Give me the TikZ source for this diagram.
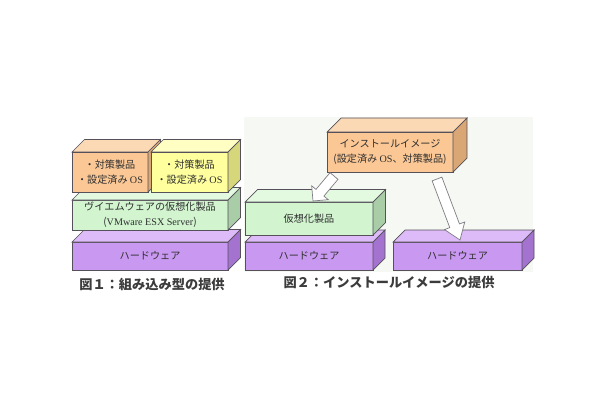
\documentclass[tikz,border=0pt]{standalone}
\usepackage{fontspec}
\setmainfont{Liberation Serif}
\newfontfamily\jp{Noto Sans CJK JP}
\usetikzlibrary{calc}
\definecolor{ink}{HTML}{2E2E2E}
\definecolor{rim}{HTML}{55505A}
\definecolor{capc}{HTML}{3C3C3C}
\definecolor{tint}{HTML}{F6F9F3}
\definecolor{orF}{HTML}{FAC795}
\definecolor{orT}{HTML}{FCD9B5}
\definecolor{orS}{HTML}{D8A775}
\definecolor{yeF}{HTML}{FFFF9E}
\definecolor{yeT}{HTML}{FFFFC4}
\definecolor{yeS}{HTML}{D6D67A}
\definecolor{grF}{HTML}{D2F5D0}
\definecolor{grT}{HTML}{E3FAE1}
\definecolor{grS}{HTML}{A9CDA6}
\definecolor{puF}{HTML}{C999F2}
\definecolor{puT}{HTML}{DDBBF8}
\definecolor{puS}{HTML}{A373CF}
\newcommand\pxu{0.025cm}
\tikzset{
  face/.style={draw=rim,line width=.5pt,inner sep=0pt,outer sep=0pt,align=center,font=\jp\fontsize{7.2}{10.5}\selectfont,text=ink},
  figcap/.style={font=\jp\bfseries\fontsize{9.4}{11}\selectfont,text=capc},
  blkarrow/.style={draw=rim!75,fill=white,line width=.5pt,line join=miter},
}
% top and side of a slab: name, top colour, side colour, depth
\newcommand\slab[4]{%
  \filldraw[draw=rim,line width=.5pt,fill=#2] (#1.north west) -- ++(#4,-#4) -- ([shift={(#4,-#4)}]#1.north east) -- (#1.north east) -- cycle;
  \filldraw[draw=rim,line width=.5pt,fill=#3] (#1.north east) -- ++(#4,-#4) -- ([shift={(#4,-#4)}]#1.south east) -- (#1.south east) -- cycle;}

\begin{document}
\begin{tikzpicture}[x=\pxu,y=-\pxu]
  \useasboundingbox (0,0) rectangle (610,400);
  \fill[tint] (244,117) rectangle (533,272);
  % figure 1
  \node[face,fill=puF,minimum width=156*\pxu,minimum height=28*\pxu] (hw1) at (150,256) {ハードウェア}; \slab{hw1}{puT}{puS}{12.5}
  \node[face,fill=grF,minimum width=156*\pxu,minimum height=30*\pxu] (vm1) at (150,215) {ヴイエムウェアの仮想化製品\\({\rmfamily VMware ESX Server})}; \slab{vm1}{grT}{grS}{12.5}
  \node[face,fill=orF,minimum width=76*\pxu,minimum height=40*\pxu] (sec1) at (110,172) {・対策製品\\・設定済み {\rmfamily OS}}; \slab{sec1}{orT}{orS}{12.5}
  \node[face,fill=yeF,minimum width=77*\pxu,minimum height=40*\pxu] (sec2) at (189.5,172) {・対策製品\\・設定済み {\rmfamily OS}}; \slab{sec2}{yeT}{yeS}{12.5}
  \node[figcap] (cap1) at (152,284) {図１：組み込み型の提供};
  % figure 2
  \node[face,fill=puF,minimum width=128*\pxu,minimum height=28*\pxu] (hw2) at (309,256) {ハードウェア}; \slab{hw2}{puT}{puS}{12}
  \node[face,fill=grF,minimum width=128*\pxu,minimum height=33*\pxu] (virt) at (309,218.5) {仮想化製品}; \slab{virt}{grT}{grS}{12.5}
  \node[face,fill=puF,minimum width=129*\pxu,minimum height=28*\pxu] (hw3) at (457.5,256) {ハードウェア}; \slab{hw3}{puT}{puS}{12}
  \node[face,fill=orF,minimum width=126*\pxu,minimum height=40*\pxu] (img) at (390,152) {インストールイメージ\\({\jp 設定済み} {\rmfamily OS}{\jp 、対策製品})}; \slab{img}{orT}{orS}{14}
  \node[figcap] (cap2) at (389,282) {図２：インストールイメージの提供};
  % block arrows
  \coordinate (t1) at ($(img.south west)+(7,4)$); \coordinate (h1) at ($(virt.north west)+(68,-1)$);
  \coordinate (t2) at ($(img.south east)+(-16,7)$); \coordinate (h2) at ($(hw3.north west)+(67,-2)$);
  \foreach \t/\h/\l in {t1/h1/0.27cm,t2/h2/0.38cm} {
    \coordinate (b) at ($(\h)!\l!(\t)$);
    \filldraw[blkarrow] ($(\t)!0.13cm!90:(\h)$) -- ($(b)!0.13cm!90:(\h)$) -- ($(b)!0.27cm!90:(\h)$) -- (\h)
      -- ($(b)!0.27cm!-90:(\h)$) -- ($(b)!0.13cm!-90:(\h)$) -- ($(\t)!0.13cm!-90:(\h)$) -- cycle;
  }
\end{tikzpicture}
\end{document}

Given task
Return the listing above unchanged, apart from dropping its pictures.

Exercise output
Give me the TikZ source for this diagram.
\documentclass[tikz,border=0pt]{standalone}
\usepackage{fontspec}
\setmainfont{Liberation Serif}
\newfontfamily\jp{Noto Sans CJK JP}
\usetikzlibrary{calc}
\definecolor{ink}{HTML}{2E2E2E}
\definecolor{rim}{HTML}{55505A}
\definecolor{capc}{HTML}{3C3C3C}
\definecolor{tint}{HTML}{F6F9F3}
\definecolor{orF}{HTML}{FAC795}
\definecolor{orT}{HTML}{FCD9B5}
\definecolor{orS}{HTML}{D8A775}
\definecolor{yeF}{HTML}{FFFF9E}
\definecolor{yeT}{HTML}{FFFFC4}
\definecolor{yeS}{HTML}{D6D67A}
\definecolor{grF}{HTML}{D2F5D0}
\definecolor{grT}{HTML}{E3FAE1}
\definecolor{grS}{HTML}{A9CDA6}
\definecolor{puF}{HTML}{C999F2}
\definecolor{puT}{HTML}{DDBBF8}
\definecolor{puS}{HTML}{A373CF}
\newcommand\pxu{0.025cm}
\tikzset{
  face/.style={draw=rim,line width=.5pt,inner sep=0pt,outer sep=0pt,align=center,font=\jp\fontsize{7.2}{10.5}\selectfont,text=ink},
  figcap/.style={font=\jp\bfseries\fontsize{9.4}{11}\selectfont,text=capc},
  blkarrow/.style={draw=rim!75,fill=white,line width=.5pt,line join=miter},
}
% top and side of a slab: name, top colour, side colour, depth
\newcommand\slab[4]{%
  \filldraw[draw=rim,line width=.5pt,fill=#2] (#1.north west) -- ++(#4,-#4) -- ([shift={(#4,-#4)}]#1.north east) -- (#1.north east) -- cycle;
  \filldraw[draw=rim,line width=.5pt,fill=#3] (#1.north east) -- ++(#4,-#4) -- ([shift={(#4,-#4)}]#1.south east) -- (#1.south east) -- cycle;}

\begin{document}
\begin{tikzpicture}[x=\pxu,y=-\pxu]
  \useasboundingbox (0,0) rectangle (610,400);
  \fill[tint] (244,117) rectangle (533,272);
  % figure 1
  \node[face,fill=puF,minimum width=156*\pxu,minimum height=28*\pxu] (hw1) at (150,256) {ハードウェア}; \slab{hw1}{puT}{puS}{12.5}
  \node[face,fill=grF,minimum width=156*\pxu,minimum height=30*\pxu] (vm1) at (150,215) {ヴイエムウェアの仮想化製品\\({\rmfamily VMware ESX Server})}; \slab{vm1}{grT}{grS}{12.5}
  \node[face,fill=orF,minimum width=76*\pxu,minimum height=40*\pxu] (sec1) at (110,172) {・対策製品\\・設定済み {\rmfamily OS}}; \slab{sec1}{orT}{orS}{12.5}
  \node[face,fill=yeF,minimum width=77*\pxu,minimum height=40*\pxu] (sec2) at (189.5,172) {・対策製品\\・設定済み {\rmfamily OS}}; \slab{sec2}{yeT}{yeS}{12.5}
  \node[figcap] (cap1) at (152,284) {図１：組み込み型の提供};
  % figure 2
  \node[face,fill=puF,minimum width=128*\pxu,minimum height=28*\pxu] (hw2) at (309,256) {ハードウェア}; \slab{hw2}{puT}{puS}{12}
  \node[face,fill=grF,minimum width=128*\pxu,minimum height=33*\pxu] (virt) at (309,218.5) {仮想化製品}; \slab{virt}{grT}{grS}{12.5}
  \node[face,fill=puF,minimum width=129*\pxu,minimum height=28*\pxu] (hw3) at (457.5,256) {ハードウェア}; \slab{hw3}{puT}{puS}{12}
  \node[face,fill=orF,minimum width=126*\pxu,minimum height=40*\pxu] (img) at (390,152) {インストールイメージ\\({\jp 設定済み} {\rmfamily OS}{\jp 、対策製品})}; \slab{img}{orT}{orS}{14}
  \node[figcap] (cap2) at (389,282) {図２：インストールイメージの提供};
  % block arrows
  \coordinate (t1) at ($(img.south west)+(7,4)$); \coordinate (h1) at ($(virt.north west)+(68,-1)$);
  \coordinate (t2) at ($(img.south east)+(-16,7)$); \coordinate (h2) at ($(hw3.north west)+(67,-2)$);
  \foreach \t/\h/\l in {t1/h1/0.27cm,t2/h2/0.38cm} {
    \coordinate (b) at ($(\h)!\l!(\t)$);
    \filldraw[blkarrow] ($(\t)!0.13cm!90:(\h)$) -- ($(b)!0.13cm!90:(\h)$) -- ($(b)!0.27cm!90:(\h)$) -- (\h)
      -- ($(b)!0.27cm!-90:(\h)$) -- ($(b)!0.13cm!-90:(\h)$) -- ($(\t)!0.13cm!-90:(\h)$) -- cycle;
  }
\end{tikzpicture}
\end{document}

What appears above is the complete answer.